[Beowulf] HPC workflows
John Hearns
hearnsj at googlemail.com
Wed Nov 28 00:03:08 PST 2018
> * - note the HPC isn't unique in this regard. The Linux distributions
> are facing their own version of this, where much of the software is no
> longer packagable in the traditional sense as it instead relies on
> language specific packaging systems and languages that don't lend
> themselves to the older rpm/deb style system.
Gerald, very well said. The term in the UK At the moment would be
'friction'. On-premise HPC has to be frictionless as cloud HPC.
Note that I referred to Julia, which has a packaging system.
The Julia community has given a lot of thought to the packaging system for
1.0 and it has concepts such as environments different projects.
I hate to single out Python, but have experience of users using Anaconda
which means a huge variation in what everyone has.

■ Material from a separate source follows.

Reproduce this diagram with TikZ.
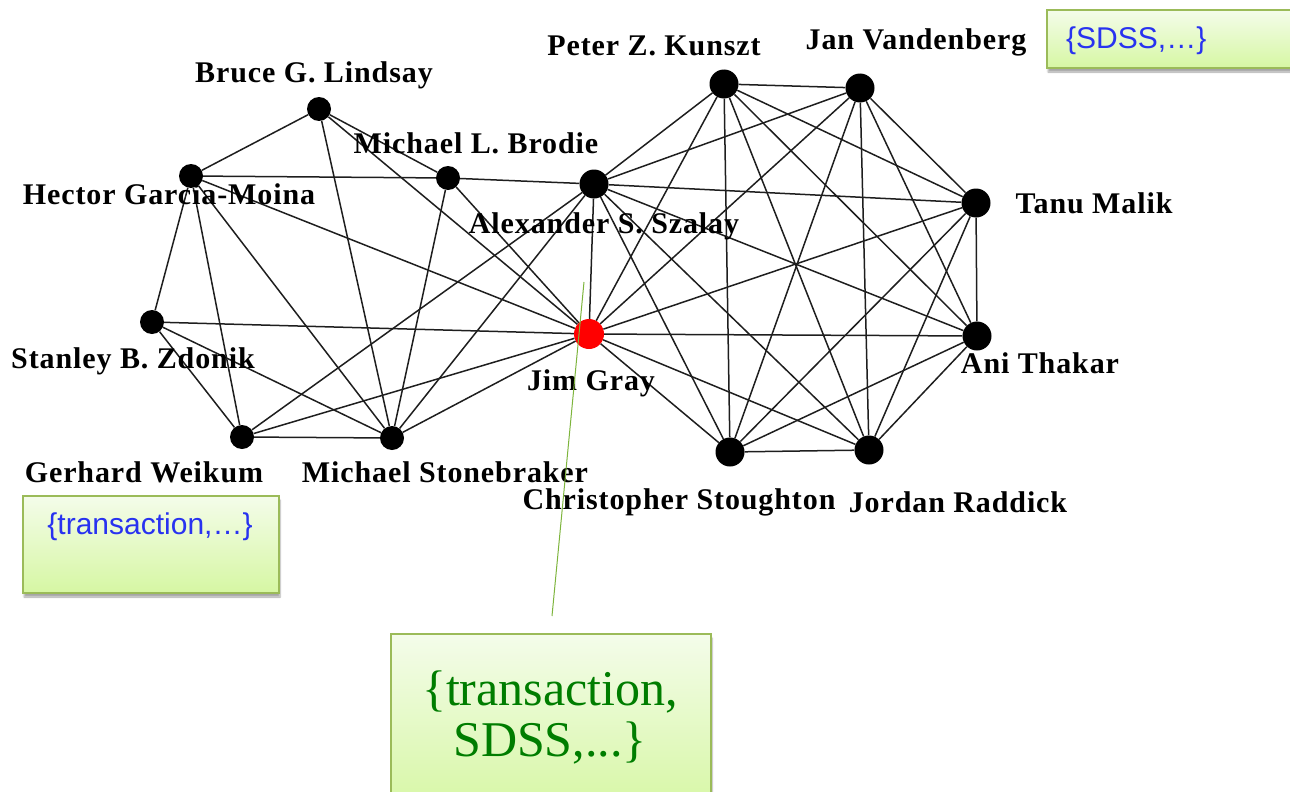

And more importantly for HPC systems the packages are placed in the users
home directory (by default).
On the system I am thinking about there was very limited space on /home and
it was an NFS mount. MEaning any parallel program startup would
pull lots of data from NFS.
On Wed, 28 Nov 2018 at 01:42, Gerald Henriksen <ghenriks at gmail.com> wrote:
> On Tue, 27 Nov 2018 07:51:06 -0500, you wrote:
>
> >On Mon, Nov 26, 2018 at 9:50 PM Gerald Henriksen <ghenriks at gmail.com>
> wrote:
> >> On Mon, 26 Nov 2018 16:26:42 +0100, you wrote:
> >> If on premise HPC doesn't change to reflect the way the software is
> >> developed today then the users will in the future prefer cloud HPC.
> >>
> >> I guess it is a brave new world for on premise HPC as far as that the
> >> users now, and likely more in the future, will have alternatives thus
> >> forcing the on premise HPC to "compete" in order to survive.
> >
> >this seems a bit too stringent of a statement for me. i don't dismiss
> >or disagree with your premise, but i don't entirely agree that HPC
> >"must" change in order to compete. We've all heard this kind of stuff
> >in the past if x doesn't change y will take over the world!
>
> HPC, like most things, exists to get something done.
>
> If HPC doesn't change to reflect the changes in society and the way
> the software is developed (*) then the users will look for more modern
> ways to replace traditional HPC. As noted the software is no longer
> developed on workstations that are connected to the lab/company
> network but rather on laptops that stay with the user wherever they
> go.
>
> This in turn is at least in part what has driven to the rise of
> distributed version control, git in particular.
>
> If HPC doesn't make it easy for these users to transfer their workflow
> to the cluster, and the cloud providers do, then the users will move
> to using the cloud even if it costs them 10%, 20% more because at the
> end of the day it is about getting the job done and not about spending
> time to work to antiquated methods of putting jobs in a cluster.
>
> And of course if the users would rather spend their department budgets
> with Amazon, Azure, Google, or others then the next upgrade cycle
> their won't be any money for the in house cluster...
>
>
> * - note the HPC isn't unique in this regard. The Linux distributions
> are facing their own version of this, where much of the software is no
> longer packagable in the traditional sense as it instead relies on
> language specific packaging systems and languages that don't lend
> themselves to the older rpm/deb style system.